After the director leaves, the remaining board members should discuss the matter and vote based on the best interest of the organization, and not whether their decision will benefit the director with the conflict. In our XYZ paper example, the board should entertain several competing bids and, without input from the director-employee, choose the one that best serves the organization. In some cases, the board's decision will benefit the interested director, which is an acceptable outcome so long as the board followed its conflict of interest policy.

Handling Conflicts that Have Not Been Disclosed

Sometimes a conflict arises in the absence of a board member's disclosure, and the board must deal with it after the fact. This is a serious situation, for it means that the director in question did not understand (or wish to follow) the organization's policy on disclosure. As the example below illustrates, the outcome can be unsatisfactory (with respect to the act already done) and have repercussions for the errant director.

Recording the Proceedings

The board should maintain records of the proceedings where a director disclosed a conflict or the board discovered one after the fact. Specifically, the minutes of the meeting should provide the name of the director with the conflict, the nature of the conflict, and the board's decision as to whether a conflict existed. If the board identifies a conflict, the minutes should show which directors stayed for the meeting and discussed the matter, votes cast for or against it, and the content of the discussion (including the alternatives the board considered).

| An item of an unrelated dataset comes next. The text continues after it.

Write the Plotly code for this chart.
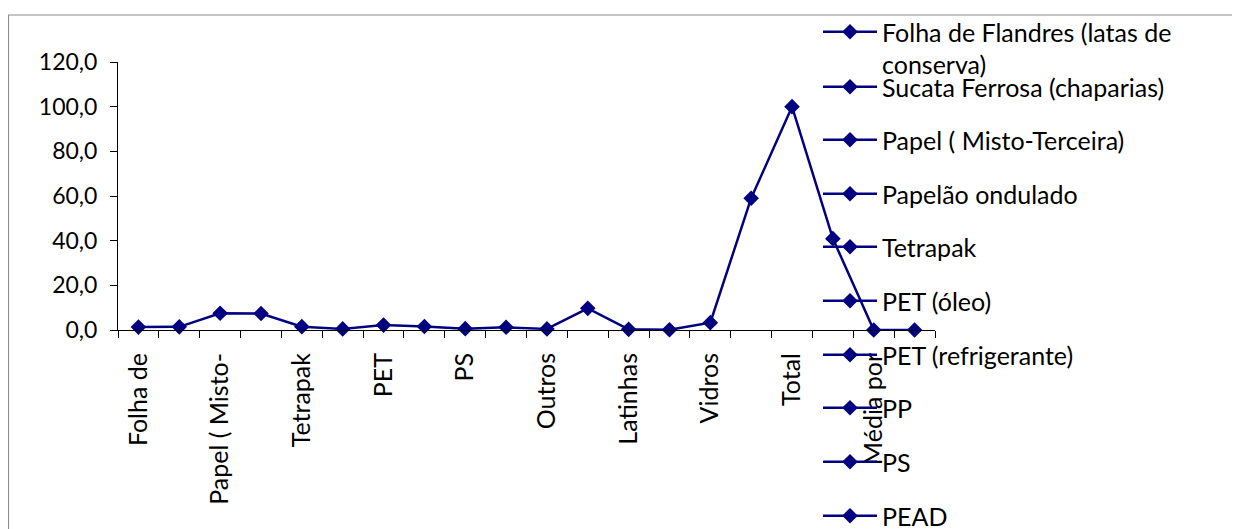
import plotly.graph_objects as go

# ---- data ----
category_index = list(range(20))
values = [1.3, 1.4, 7.5, 7.4, 1.5, 0.5, 2.2, 1.6, 0.6, 1.2,
          0.5, 9.7, 0.3, 0.1, 3.3, 59.0, 100.0, 40.9, 0.0, 0.0]
tick_positions = [0, 2, 4, 6, 8, 10, 12, 14, 16, 18]
tick_labels = ["Folha de", "Papel ( Misto-", "Tetrapak", "PET", "PS",
               "Outros", "Latinhas", "Vidros", "Total", "Média por"]
legend_names = ["Folha de Flandres (latas de<br>conserva)",
                "Sucata Ferrosa (chaparias)",
                "Papel ( Misto-Terceira)",
                "Papelão ondulado",
                "Tetrapak",
                "PET (óleo)",
                "PET (refrigerante)",
                "PP",
                "PS",
                "PEAD"]

NAVY = "#000080"
FONT = "Lato"
FS = 25
OFF = 8  # page body margin
W, H = 1240 - OFF, 529 - OFF
# plot-area edges in screen pixels, converted to figure pixels
L_PX, R_PX, T_PX, B_PX = 118 - OFF, 935 - OFF, 62 - OFF, 330 - OFF

fig = go.Figure()
fig.add_trace(go.Scatter(
    x=category_index, y=values, mode="lines+markers",
    line=dict(color=NAVY, width=2.5),
    marker=dict(symbol="diamond", size=12, color=NAVY),
    showlegend=False, cliponaxis=False))

legend_y_px = [34, 88, 141, 195, 248, 302, 356, 409, 463, 517]
layout_legends = {}
for i, name in enumerate(legend_names):
    key = "legend" if i == 0 else f"legend{i+1}"
    fig.add_trace(go.Scatter(
        x=[None], y=[None], mode="lines+markers", name=name,
        line=dict(color=NAVY, width=2.5),
        marker=dict(symbol="diamond", size=12, color=NAVY),
        legend=key))
    if i == 0:
        ypos = 1 - (legend_y_px[i] - 33) / H
    else:
        ypos = 1 - (legend_y_px[i] - 9) / H
    layout_legends[key] = dict(
        x=810 / W, y=ypos, xref="container", yref="container",
        xanchor="left", yanchor="middle" if i > 0 else "top",
        valign="top" if i == 0 else "middle",
        bgcolor="rgba(0,0,0,0)", borderwidth=0, itemwidth=54,
        font=dict(family=FONT, size=FS, color="black"))

pw = R_PX - L_PX
ph = B_PX - T_PX
fig.add_shape(type="rect", xref="paper", yref="paper",
              x0=(8 - OFF - L_PX + 0.5) / pw, x1=(1300 - L_PX) / pw,
              y0=(B_PX - 600) / ph, y1=(B_PX - (15 - OFF)) / ph,
              line=dict(color="#8c8c8c", width=1.2), fillcolor="rgba(0,0,0,0)",
              layer="below")

fig.update_layout(
    width=W, height=H,
    margin=dict(l=L_PX, r=W - R_PX, t=T_PX, b=H - B_PX, autoexpand=False),
    paper_bgcolor="white", plot_bgcolor="white",
    separators=",.",
    font=dict(family=FONT, size=FS, color="black"),
    xaxis=dict(range=[-0.5, 19.5], tickmode="array", tickvals=tick_positions,
               ticktext=tick_labels, tickangle=-90, ticks="",
               showline=True, linecolor="black", linewidth=1,
               showgrid=False, zeroline=False, ticklabelstandoff=12,
               automargin=False,
               minor=dict(tickmode="linear", tick0=-0.5, dtick=1, ticks="outside",
                          ticklen=7, tickcolor="black", tickwidth=1, showgrid=False),
               tickfont=dict(family=FONT, size=FS, color="black")),
    yaxis=dict(range=[0, 120], dtick=20, tickformat=".1f", ticks="outside",
               ticklen=7, tickcolor="black", showline=True, linecolor="black",
               linewidth=1, showgrid=False, zeroline=False, automargin=False,
               ticklabelstandoff=8,
               tickfont=dict(family=FONT, size=23, color="black")),
    **layout_legends,
)

fig.write_html("out.html")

For more information on maintaining nonprofit meeting records, check out Nolo's book Nonprofit Meetings, Minutes & Records, by Anthony Mancuso.

Consequences for Violating Conflict of Interest Policy

Your policy should explain what happens when the board discovers that a director did not properly disclose a conflict. The director with the conflict should have the opportunity to explain the surrounding circumstances and reason for failing to disclose. After reviewing the information, the board might decide to withdraw from the transaction when possible (by canceling a contract or asking for a refund, for example). In serious situations (such as fraud), the board might remove the director.

Director Training and Annual Review

A conflict of interest policy does little good without training and review. After the board creates the policy, they should take time to discuss the policy and procedures at a board meeting, and each director should review and sign an agreement to follow the policy. New directors should receive training on the policy as part of the onboarding process. The board secretary (or other designated officer) should store the signed agreements with the nonprofit's corporate records.

Schedule time at your annual meeting to review the policy, make updates as needed, and ask the directors to sign new agreements. If you maintain disclosure forms, the directors should update them on an annual basis.